• [DIRECTIVE]: Scan the records below for lines with the word "that", then state how many you find and nothing else.
======
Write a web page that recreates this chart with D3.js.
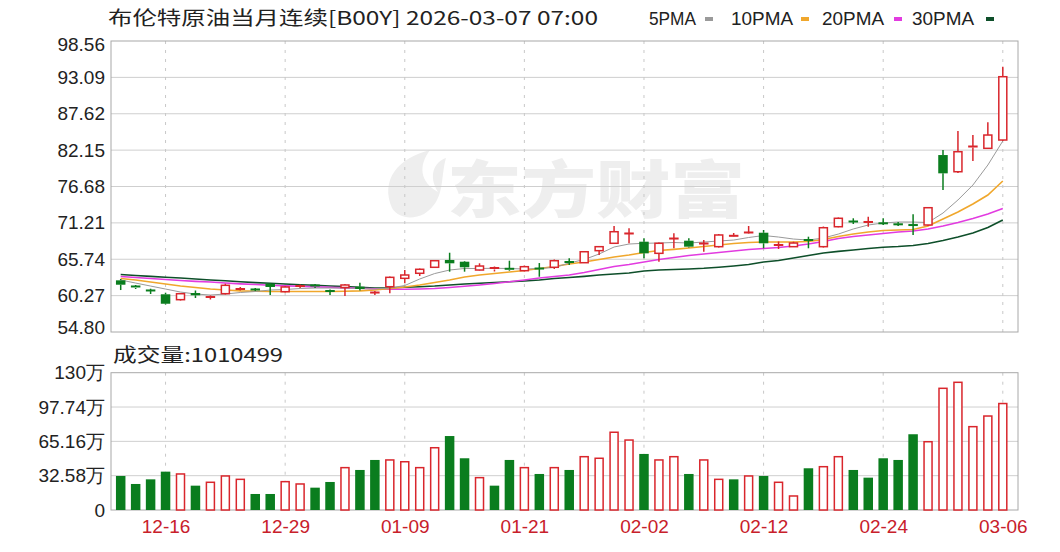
<!DOCTYPE html>
<html><head><meta charset="utf-8">
<script src="https://cdn.jsdelivr.net/npm/d3@7/dist/d3.min.js"></script>
<style>body{margin:0;background:#fff;} svg{display:block;}</style>
</head><body><svg id="c" width="1060" height="552"></svg>
<script>
// ---------- data ----------
const dates = ["12-11","12-12","12-15","12-16","12-17","12-18","12-19","12-22","12-23","12-24",
"12-26","12-29","12-30","12-31","01-02","01-05","01-06","01-07","01-08","01-09",
"01-12","01-13","01-14","01-15","01-16","01-19","01-20","01-21","01-22","01-23",
"01-26","01-27","01-28","01-29","01-30","02-02","02-03","02-04","02-05","02-06",
"02-09","02-10","02-11","02-12","02-13","02-16","02-17","02-18","02-19","02-20",
"02-23","02-24","02-25","02-26","02-27","03-02","03-03","03-04","03-05","03-06"];
const openP  = [62.57,61.72,61.12,60.47,59.66,60.66,59.91,60.56,61.19,61.27,62.06,60.86,61.57,61.87,61.04,61.49,61.61,60.66,61.61,62.87,63.63,64.53,65.63,65.37,64.12,64.20,64.38,64.02,64.42,64.53,65.40,65.22,67.03,68.14,69.54,68.38,66.63,68.78,68.53,68.03,67.63,69.24,69.69,69.73,67.81,67.63,68.71,67.63,70.63,71.49,71.31,71.22,71.07,70.96,70.89,81.41,78.90,82.54,82.42,83.67];
const highP  = [62.77,61.87,61.31,60.71,60.66,61.04,60.29,62.06,61.57,61.42,62.17,61.72,61.94,62.02,61.19,62.02,62.21,60.96,63.14,64.12,64.35,65.63,66.72,65.48,65.13,64.65,65.52,64.80,65.17,65.70,65.88,66.98,67.73,70.74,70.39,68.89,68.26,69.64,68.89,68.63,69.54,69.69,70.74,70.14,68.41,68.38,69.13,70.66,72.02,71.90,72.14,71.90,71.34,72.50,73.60,82.17,85.03,84.42,86.33,94.69];
const lowP   = [61.11,61.27,60.51,58.94,59.53,59.91,59.69,60.44,61.04,60.96,60.36,60.74,61.42,61.42,60.36,60.21,61.04,60.36,60.62,62.12,63.22,64.42,63.87,63.87,64.05,63.90,63.97,63.90,63.11,64.27,64.87,65.17,66.38,68.03,68.14,65.88,65.37,67.39,67.50,66.87,67.50,69.14,69.61,67.39,67.28,67.58,67.39,67.50,70.54,71.04,70.63,70.89,70.74,69.39,70.74,76.15,78.71,80.51,82.32,83.52];
const closeP = [61.91,61.42,60.96,59.05,60.56,60.32,60.14,61.82,61.34,61.12,61.57,61.57,61.79,61.57,60.89,61.87,61.27,60.81,63.02,63.37,64.23,65.52,65.13,64.53,64.72,64.50,64.08,64.62,64.27,65.52,65.25,66.87,67.63,69.88,69.69,66.63,68.14,68.93,67.63,68.18,69.39,69.34,69.84,68.14,67.96,68.18,68.56,70.48,71.90,71.34,71.42,71.07,70.92,70.81,73.49,78.66,81.91,82.77,84.42,93.19];
const volume = [323000,247000,291000,364000,342000,231000,263000,323000,291000,152000,152000,269000,247000,212000,266000,402000,380000,475000,475000,458000,402000,591000,702000,491000,307000,231000,475000,402000,342000,402000,380000,506000,491000,738000,664000,532000,475000,506000,342000,475000,291000,291000,323000,323000,263000,133000,396000,411000,506000,380000,307000,491000,475000,719000,648000,1155000,1212000,791000,892000,1010499];
// volume bar direction: 1 = red (hollow), 0 = green (filled)
const volumeUp = [0,0,0,0,1,0,1,1,1,0,0,1,1,0,0,1,0,0,1,1,1,1,0,0,1,0,0,1,0,1,0,1,1,1,1,0,1,1,0,1,1,0,1,0,1,1,0,1,1,0,0,0,0,0,1,1,1,1,1,1];
const ma5  = [62.62,62.16,61.71,61.26,60.81,60.51,60.36,60.51,60.74,60.89,61.11,61.19,61.34,61.41,61.41,61.41,61.34,61.26,61.41,61.79,62.77,63.59,64.12,64.35,64.35,64.38,64.35,64.27,64.35,64.50,65.17,65.70,66.53,67.58,68.03,68.14,68.18,68.26,68.18,68.33,68.48,68.63,69.01,69.31,69.08,68.78,68.63,68.93,69.53,70.29,70.89,71.19,71.34,71.34,71.26,72.69,74.65,76.90,79.91,83.52];
const ma10 = [62.84,62.62,62.32,62.01,61.71,61.49,61.26,61.11,60.99,60.92,60.89,60.89,60.89,60.89,60.89,60.92,60.99,61.11,61.34,61.56,61.86,62.24,62.62,63.07,63.37,63.59,63.82,64.04,64.35,64.65,65.02,65.32,65.70,66.08,66.38,66.75,67.05,67.23,67.43,67.65,67.88,68.11,68.26,68.33,68.33,68.33,68.41,68.71,69.16,69.53,69.83,70.06,70.14,70.21,70.74,71.79,72.84,74.05,75.40,77.51];
const ma20 = [63.14,62.99,62.84,62.69,62.54,62.42,62.32,62.16,62.04,61.94,61.83,61.74,61.67,61.59,61.52,61.44,61.37,61.29,61.23,61.22,61.26,61.34,61.49,61.67,61.86,62.09,62.35,62.62,62.92,63.14,63.37,63.74,64.20,64.65,64.95,65.32,65.70,66.00,66.30,66.53,66.75,66.98,67.20,67.35,67.50,67.73,68.03,68.41,68.86,69.16,69.38,69.61,69.83,69.98,70.29,70.74,71.26,71.87,72.54,73.37];
const ma30 = [63.44,63.29,63.17,63.04,62.92,62.77,62.62,62.50,62.35,62.23,62.12,62.01,61.91,61.82,61.71,61.62,61.53,61.41,61.44,61.52,61.61,61.71,61.86,62.01,62.13,62.24,62.36,62.47,62.62,62.84,62.99,63.17,63.37,63.52,63.67,63.97,64.12,64.20,64.27,64.38,64.54,64.72,64.95,65.32,65.55,65.92,66.30,66.68,66.93,67.13,67.35,67.55,67.65,67.80,68.11,68.56,69.08,69.68,70.51,71.64];
const priceTicks = [54.80,60.27,65.74,71.21,76.68,82.15,87.62,93.09,98.56];
const volTicks = [0,325800,651600,977400,1303200];
const volTickLabels = ["0","32.58万","65.16万","97.74万","130万"];
const xTickLabels = ["12-16","12-29","01-09","01-21","02-02","02-12","02-24","03-06"];
const maNames = ["5PMA","10PMA","20PMA","30PMA"];
const titleText = "布伦特原油当月连续[B00Y] 2026-03-07 07:00";
const volTitle = "成交量:1010499";
const watermark = "东方财富";

// ---------- drawing ----------
const svg = d3.select("#c");
const RED = "#d9262c", GREEN = "#0a7d1e";
const maColors = ["#9a9a9a","#f0a72c","#e23be0","#0e4f2a"];
const pL = 111, pR = 1018, pT = 41, pB = 332, vT = 372.7, vB = 510;
const x = d3.scalePoint().domain(dates).range([120.7, 1002.8]);
const yP = d3.scaleLinear().domain([54.80, 98.56]).range([pB, pT]);
const yV = d3.scaleLinear().domain([0, 1303200]).range([vB, vT]);
const bw = 9.5;
const numFont = "'Liberation Sans', Arial, sans-serif";
const cjkFont = "'Noto Sans CJK SC', 'Liberation Sans', sans-serif";

// watermark
const wm = svg.append("g");
wm.append("path")
  .attr("d", "M392,208 C380,180 398,158 430,150 C418,166 420,182 438,192 C428,176 434,162 446,158 C440,178 446,200 424,214 C412,220 398,218 392,208 Z")
  .attr("fill", "#eeeeee");
wm.append("text").attr("x", 447).attr("y", 213).text(watermark)
  .attr("font-family", cjkFont).attr("font-weight", 900).attr("font-size", 62)
  .attr("textLength", 298).attr("lengthAdjust", "spacingAndGlyphs").attr("fill", "#eeeeee");

// grids
const grid = svg.append("g");
grid.selectAll("line.hp").data(priceTicks.slice(1, -1)).join("line")
  .attr("x1", pL).attr("x2", pR).attr("y1", d => yP(d)).attr("y2", d => yP(d))
  .attr("stroke", "#cfcfcf").attr("stroke-width", 1);
grid.selectAll("line.hv").data(volTicks.slice(1, -1)).join("line")
  .attr("x1", pL).attr("x2", pR).attr("y1", d => yV(d)).attr("y2", d => yV(d))
  .attr("stroke", "#cfcfcf").attr("stroke-width", 1);
xTickLabels.forEach(t => {
  [[pT, pB], [vT, vB]].forEach(([a, b]) => {
    grid.append("line").attr("x1", x(t)).attr("x2", x(t)).attr("y1", a).attr("y2", b)
      .attr("stroke", "#c8c8c8").attr("stroke-dasharray", "3,6");
  });
});
// frames
svg.append("rect").attr("x", pL).attr("y", pT).attr("width", pR - pL).attr("height", pB - pT)
  .attr("fill", "none").attr("stroke", "#a8a8a8");
svg.append("rect").attr("x", pL).attr("y", vT).attr("width", pR - pL).attr("height", vB - vT)
  .attr("fill", "none").attr("stroke", "#a8a8a8");

// MA lines
const maData = [ma5, ma10, ma20, ma30];
[3, 2, 1, 0].forEach(k => {
  const line = d3.line().x((d, i) => x(dates[i])).y(d => yP(d));
  svg.append("path").datum(maData[k]).attr("d", line).attr("fill", "none")
    .attr("stroke", maColors[k]).attr("stroke-width", k === 0 ? 1 : 1.6);
});

// candles
const candles = dates.map((d, i) => ({d, o: openP[i], h: highP[i], l: lowP[i], c: closeP[i], v: volume[i], vu: volumeUp[i]}));
const cg = svg.append("g");
candles.forEach(k => {
  const up = k.c >= k.o;
  const col = up ? RED : GREEN;
  const cx = x(k.d);
  const top = yP(Math.max(k.o, k.c)), bot = yP(Math.min(k.o, k.c));
  const hgt = Math.max(bot - top, 1);
  cg.append("line").attr("x1", cx).attr("x2", cx).attr("y1", yP(k.h)).attr("y2", top)
    .attr("stroke", col).attr("stroke-width", 1.5);
  cg.append("line").attr("x1", cx).attr("x2", cx).attr("y1", top + hgt).attr("y2", yP(k.l))
    .attr("stroke", col).attr("stroke-width", 1.5);
  if (up && hgt > 2) {
    cg.append("rect").attr("x", cx - bw / 2 + 0.75).attr("y", top).attr("width", bw - 1.5).attr("height", hgt)
      .attr("fill", "#fff").attr("stroke", col).attr("stroke-width", 1.5);
  } else {
    cg.append("rect").attr("x", cx - bw / 2).attr("y", top - (hgt < 2 ? 0.5 : 0)).attr("width", bw).attr("height", Math.max(hgt, 2))
      .attr("fill", col);
  }
});

// volume bars
const vg = svg.append("g");
candles.forEach(k => {
  const cx = x(k.d);
  if (k.vu) {
    vg.append("rect").attr("x", cx - bw / 2 + 0.75).attr("y", yV(k.v)).attr("width", bw - 1.5).attr("height", vB - yV(k.v))
      .attr("fill", "#fff").attr("stroke", RED).attr("stroke-width", 1.5);
  } else {
    vg.append("rect").attr("x", cx - bw / 2).attr("y", yV(k.v)).attr("width", bw).attr("height", vB - yV(k.v))
      .attr("fill", GREEN);
  }
});

// axes
const ax1 = svg.append("g").attr("transform", `translate(105,0)`)
  .call(d3.axisLeft(yP).tickValues(priceTicks).tickFormat(d3.format(".2f")).tickSize(0).tickPadding(0));
ax1.select(".domain").remove();
ax1.selectAll("text").attr("font-family", numFont).attr("font-size", 19).attr("fill", "#222");
ax1.selectAll(".tick").filter(d => d === 98.56).select("text").attr("dy", "0.5em");
ax1.selectAll(".tick").filter(d => d === 54.80).select("text").attr("dy", "0.1em");

const ax2 = svg.append("g").attr("transform", `translate(105,0)`)
  .call(d3.axisLeft(yV).tickValues(volTicks).tickFormat((d, i) => volTickLabels[i]).tickSize(0).tickPadding(0));
ax2.select(".domain").remove();
ax2.selectAll("text").attr("font-family", numFont).attr("font-size", 19).attr("fill", "#222");

const ax3 = svg.append("g").attr("transform", `translate(0,${vB + 6})`)
  .call(d3.axisBottom(x).tickValues(xTickLabels).tickSize(0).tickPadding(4));
ax3.select(".domain").remove();
ax3.selectAll("text").attr("font-family", numFont).attr("font-size", 19).attr("fill", "#c8202a");

// title & legend
svg.append("text").attr("x", 108).attr("y", 25).text(titleText)
  .attr("font-family", cjkFont).attr("font-size", 19).attr("fill", "#222")
  .attr("textLength", 490).attr("lengthAdjust", "spacingAndGlyphs");
const legX = [649, 731, 822, 912], legW = [47, 62, 62, 62], markX = [705, 801, 894, 986];
maNames.forEach((n, i) => {
  svg.append("text").attr("x", legX[i]).attr("y", 25).text(n)
    .attr("font-family", numFont).attr("font-size", 19).attr("fill", "#222")
    .attr("textLength", legW[i]).attr("lengthAdjust", "spacingAndGlyphs");
  svg.append("rect").attr("x", markX[i]).attr("y", 17).attr("width", 8).attr("height", 4)
    .attr("fill", maColors[i]);
});
svg.append("text").attr("x", 113).attr("y", 362).text(volTitle)
  .attr("font-family", cjkFont).attr("font-size", 19).attr("fill", "#222")
  .attr("textLength", 170).attr("lengthAdjust", "spacingAndGlyphs");
</script></body></html>
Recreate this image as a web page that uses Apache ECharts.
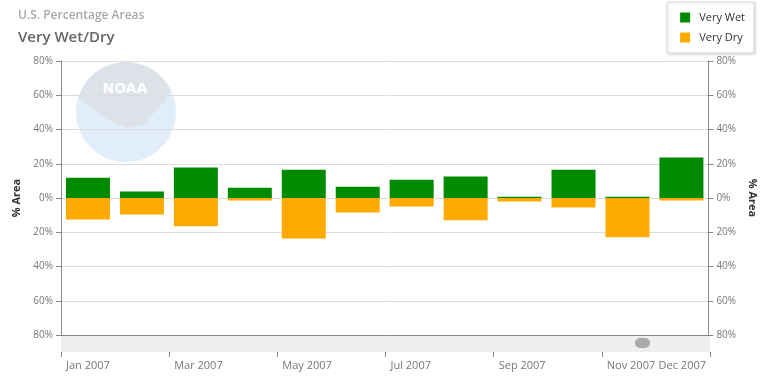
======
• [TASK SOLUTION]: 2